The deadline for making the election to make an employee deferral or Roth contribution to the individual 401(k) is December 31, 2022 and that portion of your contribution should be made as soon as practical after that date, if not made before. You have until the due date of your 2022 tax return to make the employer contribution to the individual 401(k), if you make any.
The only thing about the new employer that might affect your contributions to the individual 401(k) is that your elective deferrals and Roth contributions to both your individual 401(k) and any plan provided by the new employer combined is not permitted to exceed $20,500 (plus a catch-up of $6,500 if age 50 or over in 2022).
This is a couple of years old, but may be helpful:
Solved: solo 401k contribution for 1099 (but when also hav... (intuit.com)
@dmertz Can you chime in?
Just be cause you start working for an employer that reports your earnings on a W-2 does not make you no longer self-employed. The amount that you can contribute to the individual 401(k) for 2022 is dependent on the net profit for the entire year reported on your 2022 Schedule C.

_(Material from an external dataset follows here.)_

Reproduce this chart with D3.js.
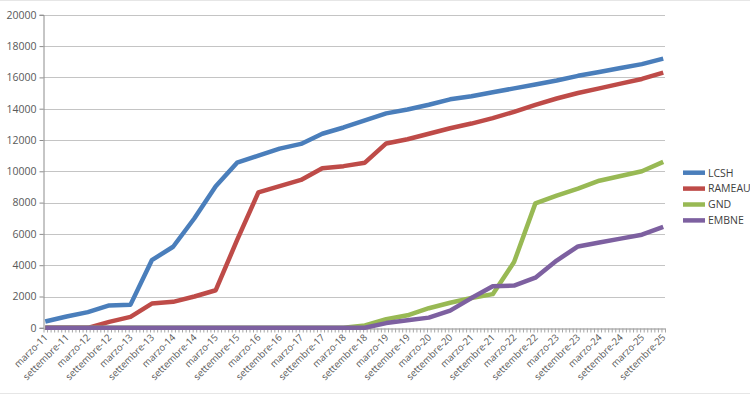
<!DOCTYPE html>
<html><head><meta charset="utf-8">
<script src="https://cdn.jsdelivr.net/npm/d3@7/dist/d3.min.js"></script>
<style>
body{margin:0;background:#fff;}
svg{display:block;}
text{font-family:"Open Sans","Liberation Sans",sans-serif;}
</style></head>
<body>
<svg id="c" width="750" height="394"></svg>
<script>
const categories = ["marzo-11","settembre-11","marzo-12","settembre-12","marzo-13","settembre-13","marzo-14","settembre-14","marzo-15","settembre-15","marzo-16","settembre-16","marzo-17","settembre-17","marzo-18","settembre-18","marzo-19","settembre-19","marzo-20","settembre-20","marzo-21","settembre-21","marzo-22","settembre-22","marzo-23","settembre-23","marzo-24","settembre-24","marzo-25","settembre-25"];
const LCSH   = [400,720,1000,1430,1480,4320,5180,7000,9050,10550,11000,11450,11750,12400,12800,13250,13700,13950,14250,14600,14800,15050,15300,15550,15800,16100,16350,16600,16850,17200];
const RAMEAU = [0,0,0,380,700,1550,1660,2000,2400,5600,8650,9050,9450,10200,10330,10550,11780,12050,12400,12750,13050,13400,13800,14250,14650,15000,15300,15600,15900,16300];
const GND    = [0,0,0,0,0,0,0,0,0,0,0,0,0,0,0,150,550,800,1250,1600,1900,2150,4200,7950,8450,8900,9400,9700,10000,10600];
const EMBNE  = [0,0,0,0,0,0,0,0,0,0,0,0,0,0,0,0,300,480,650,1100,1900,2650,2700,3200,4300,5200,5450,5700,5950,6450];
const seriesNames = ["LCSH","RAMEAU","GND","EMBNE"];
const seriesColors = ["#4a7ebb","#be4b48","#98b954","#7d60a0"];
const yTicks = [0,2000,4000,6000,8000,10000,12000,14000,16000,18000,20000];
const monthsPerCategory = 6;

const series = [LCSH, RAMEAU, GND, EMBNE];
const nMonths = (categories.length - 1) * monthsPerCategory + 1;

const svg = d3.select("#c");
svg.append("line").attr("x1",0).attr("x2",750).attr("y1",0.5).attr("y2",0.5).attr("stroke","#e6e6e6");
svg.append("line").attr("x1",0).attr("x2",750).attr("y1",393.5).attr("y2",393.5).attr("stroke","#e6e6e6");

const x = d3.scaleLinear().domain([-0.5, nMonths - 0.5]).range([43.5, 665]);
const y = d3.scaleLinear().domain([0, 20000]).range([327.8, 14.8]);

// gridlines
svg.append("g").selectAll("line").data(yTicks.filter(d=>d>0)).join("line")
  .attr("x1",43.5).attr("x2",665).attr("y1",d=>Math.round(y(d))+0.5).attr("y2",d=>Math.round(y(d))+0.5)
  .attr("stroke","#c4c4c4").attr("stroke-width",1);

// y axis
const yAxis = svg.append("g").attr("transform","translate(43.5,0)")
  .call(d3.axisLeft(y).tickValues(yTicks).tickSize(4).tickPadding(3).tickFormat(d3.format("d")));
yAxis.select(".domain").attr("stroke","#8c8c8c");
yAxis.selectAll(".tick line").attr("stroke","#8c8c8c");
yAxis.selectAll("text").attr("fill","#595959").style("font-size","10.5px");

// x axis minor ticks (monthly)
const xAxis = svg.append("g").attr("transform","translate(0,"+ (Math.round(y(0))+0.5) +")")
  .call(d3.axisBottom(x).tickValues(d3.range(-0.5, nMonths, 1)).tickSize(4).tickSizeOuter(0).tickFormat(""));
xAxis.select(".domain").attr("stroke","#8c8c8c");
xAxis.selectAll(".tick line").attr("stroke","#a6a6a6");

// x labels
svg.append("g").selectAll("text").data(categories).join("text")
  .attr("transform",(d,i)=>"translate("+(x(i*monthsPerCategory)+3)+",338) rotate(-45)")
  .attr("text-anchor","end")
  .attr("fill","#595959").style("font-size","9.6px")
  .text(d=>d);

// lines
const line = d3.line().x((d,i)=>x(i*monthsPerCategory)).y(d=>y(d));
svg.append("g").selectAll("path").data(series).join("path")
  .attr("d", line).attr("fill","none")
  .attr("stroke",(d,i)=>seriesColors[i]).attr("stroke-width",4.5)
  .attr("stroke-linejoin","round").attr("stroke-linecap","butt");

// legend
const lg = svg.append("g").selectAll("g").data(seriesNames).join("g")
  .attr("transform",(d,i)=>"translate(683,"+(172.7+i*15.9)+")");
lg.append("line").attr("x1",0).attr("x2",22).attr("y1",0).attr("y2",0)
  .attr("stroke",(d,i)=>seriesColors[i]).attr("stroke-width",4.5);
lg.append("text").attr("x",25).attr("y",3.8).attr("fill","#404040").style("font-size","10.5px").text(d=>d);
</script>
</body></html>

The deadline for making the election to make an employee deferral or Roth contribution to the individual 401(k) is December 31, 2022 and that portion of your contribution should be made as soon as practical after that date, if not made before. You have until the due date of your 2022 tax return to make the employer contribution to the individual 401(k), if you make any.
The only thing about the new employer that might affect your contributions to the individual 401(k) is that your elective deferrals and Roth contributions to both your individual 401(k) and any plan provided by the new employer combined is not permitted to exceed $20,500 (plus a catch-up of $6,500 if age 50 or over in 2022).
Thank you for the detailed reply.
"your elective deferrals and Roth contributions to both your individual 401(k) and any plan provided by the new employer combined is not permitted to exceed $20,500" -- I think I follow this, and if I'm understanding right, then the *employer* contributions I make to my solo 401k would not count towards this limit, correct?
Correct. The $20,500 limit applies to employee elective deferrals and Roth contributions, not to employer contributions. There are other, per-plan limits on employer contributions. TurboTax will calculate the maximum employer contribution you can make to the solo 401(k).